The psychology behind menu design scientifically shows how the placement of options on a menu can subtly nudge customers to choose specific options. Whether influencing diners to choose pricier items or order more, menus prove how powerful suggestion can be.
Menu Real Estate
Research has identified that menu-readers tend to gaze towards the top right-hand side of the menu first. Known as the sweet spot to those in the industry, this is where a restaurant might place a heavy seller. This is usually the option they want to sell the most. Another trick is negative space; a menu tends to be quite cluttered and our eyes are drawn to open or blank spaces. Putting a high-margin items on their own can draw diners away from the busy text elsewhere in the menu.
Menus are notorious for having decoy dishes – the most expensive dish at the top of the page.
Comparatively, the other dishes seem more reasonably priced. Keep in mind the Goldilocks principle: people tend to prefer the middle option. This means people shy away from the most expensive or least expensive choices on a menu. Sometimes it’s worth it to keep the most expensive item on a menu even if it isn’t a big seller. This can help nudge people towards choosing the second-most-expensive option.
Language is also important. Using superlatives (ex. “the best in the world”) decreases authenticity of the statement – people just don’t believe it. Using words that connect with the imagination is what works on a menu. Also bringing in nostalgic options is very powerful – no wonder Grandma’s apple pie is such a big seller!
A-maze of Numbers
Couples are among the least price-sensitive restaurant-goers– nobody wants seem cheap on a date! Restaurants seem to have figured this out with their “for two” promotions. An expensive item is highlighted as being “for two” so that it doesn’t seem as expensive. Alternatively, it’s priced per person and often the person ordering forgets to double the price.
The way menus list prices can have an impact on how we make decisions. Listing prices in a line on the right-hand side encourages us to tally them up and compare the options numerically. Some restaurants get around this practice by centre-justifying text so that the prices are visually harder to find and thus harder to compare, making it harder to decide based on the price.
Another practice is removing the currency sign completely, lessening emphasis on cost. If you wanted to take it even further, writing the price out in letters can cause us to think less about price and trick us into spending up to thirty percent more!

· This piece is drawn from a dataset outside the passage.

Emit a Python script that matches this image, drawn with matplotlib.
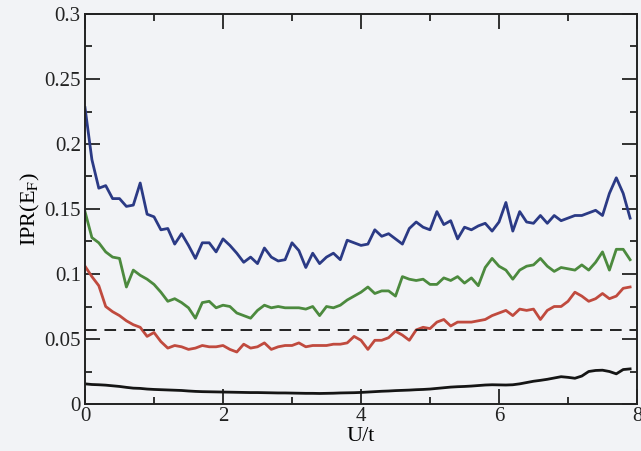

Designers draw your eyes to specific parts of the menu with a treasure trove of tricks. Using big and bold font brings your eyes to items restaurants want to highlight, like a pricey steak dinner. Drawing boxes around specific items also tends to draw in the focus of the reader. These are what the industry calls eye magnets: visual cues that highlight the items the restaurant wants you to see.
Other tricks are shading, colours, dotted lines, and emojis! But be careful! Too many highlights makes the menu hard to read and it loses its effectiveness as a nudging technique. Limit the number of eye magnets to up its effectiveness.
The visual appeal of the menu matters! The average menu read spends approximately 109 seconds eyeing up the options – make the first impression count! Simplicity is often a key factor in the visual appeal of a menu. So is colour. Harnessing colour effectively can increase the emotional reaction to a menu. This is something that goes far beyond mere design choice.
From red a customer might infer feelings of romance, richness, energy; from green a customer might infer harmony, restoration, environmental awareness; and from yellow, optimism, creativity, confidence. Think about the message you want to convey with each choice and use colour, shapes, font, language, and price accordingly.
Pictures can help or hinder depending on the type of restaurant. Since photos in menus has an association with down-market restaurants, including pictures of dishes in an up-market menu might hinder the selection of those options. Mid-market restaurants use pictures effectively and the technique is proven to increase sales of a particular dish by 30%.
Now You Know
Subtle but powerful tools can push people one way or another when making choices from a menu. But restaurants are not the only kind of business that uses menus. So, Marketers, use these tips and tricks to help guide your customers and promote your business to success.